I spent hours on the phone with my coordinator colleague Lua last year. I spent hours listening to her tears, seen or unseen, listening to her fatigue, the only thing keeping her in the job being the love of her students and the cause of community schools itself.
In her words, “coordinators are dedicated to a job without much upward mobility or structured forms of recognition/advancement.” And for us, it’s true. Lua has been a coordinator for four years, I have for five. We both have masters degrees, and neither of us have seen a promotion since we started this job in Los Angeles.
But what had we accomplished? And what were we going to be promoted to? What would a promotion even look like?
That was the conversation we began this spring. Community School Coordination is a messy job. When we first began as coordinators, the job description was fairly useless as we sought to build relationships and earn trust, tasks not easily summed up in a job description. By the end of the second year though, we couldn’t use the description to even show what we had accomplished because we hadn’t started with that description in mind. Community School Coordination needed some delineation so that we could have meaningful conversations about our work, for as much the sake of being able to have coaching conversations about our work as for the sake of boosting our morale.
Since then, Lua and I have met with our directors to develop a trajectory for Community School Coordinators in hopes of helping ourselves as much as to help the Community Schools movement as a whole. Inspired by some of the job postings we saw in Coalition emails, we started naming formalized tasks and expectations for years one and two, three and four, and beyond, attempting to think of the appropriate advancement in title as well. These ideas aren’t revolutionary, but within our organization we weren’t doing them.
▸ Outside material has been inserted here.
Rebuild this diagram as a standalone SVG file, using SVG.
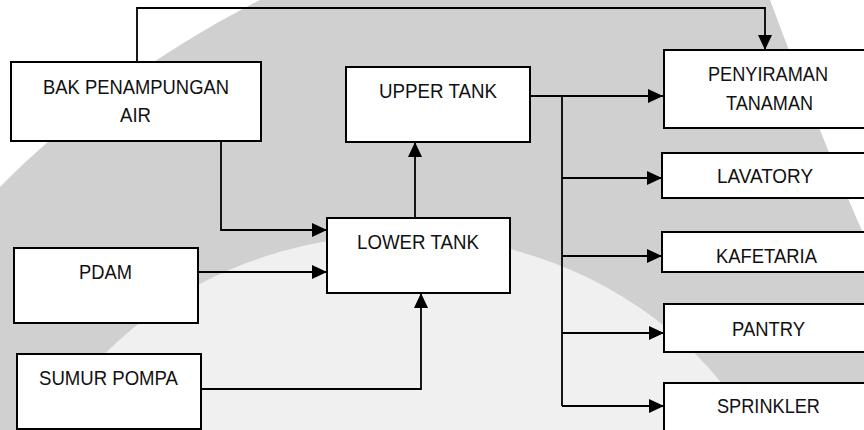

Meeting with our directors, we were able to expand the idea and better capture the complexity and challenges of the diverse school environments in which we work. Instead of creating job descriptions for the various stages of Community School Coordination, we have four categories on which we are able to talk about community school coordination.
We are looking at the:
(1) characteristics of the Community School Coordinator (such as relationship building),
(2) school characteristics (how much support, buy in, championing, and advocacy occurs),
(3) organizational supports (what is the coordinator’s role in our organization as we apply for grants and roll out our own initiatives), and
(4) development appropriate to the growth of the coordinator (mentoring, professional development, relationship to local, regional, university, and national networks).
With each category, we can identify if we think the coordinator is at a novice, proficient, or expert level. (Imagine a three row, four column matrix to talk about all of this.)
By having these categories, we are hoping to be able to personalize the growth and development of our coordinators. For example, while some of our coordinators are extremely advanced personally, the school site growth is not nearly as strong, and this chart will allow us to be able to have deeper conversations about such discrepancies. Ideally this will allow us to better develop personalized supports for Community School Coordinators, because that too has been a challenge for our team.
Simply, this allows for growth within our profession. Experienced coordinators are valuable, bringing their reflections and experience to our movement. But we have to keep them here. We would love to know more about what other efforts those in the network are doing to talk about their work in a differentiated way and to support the growth of coordinators.
Matrices and conversations like these may be all it takes for coordinators like Lua and me to avoid hitting a ceiling, and instead grow and continue to contribute.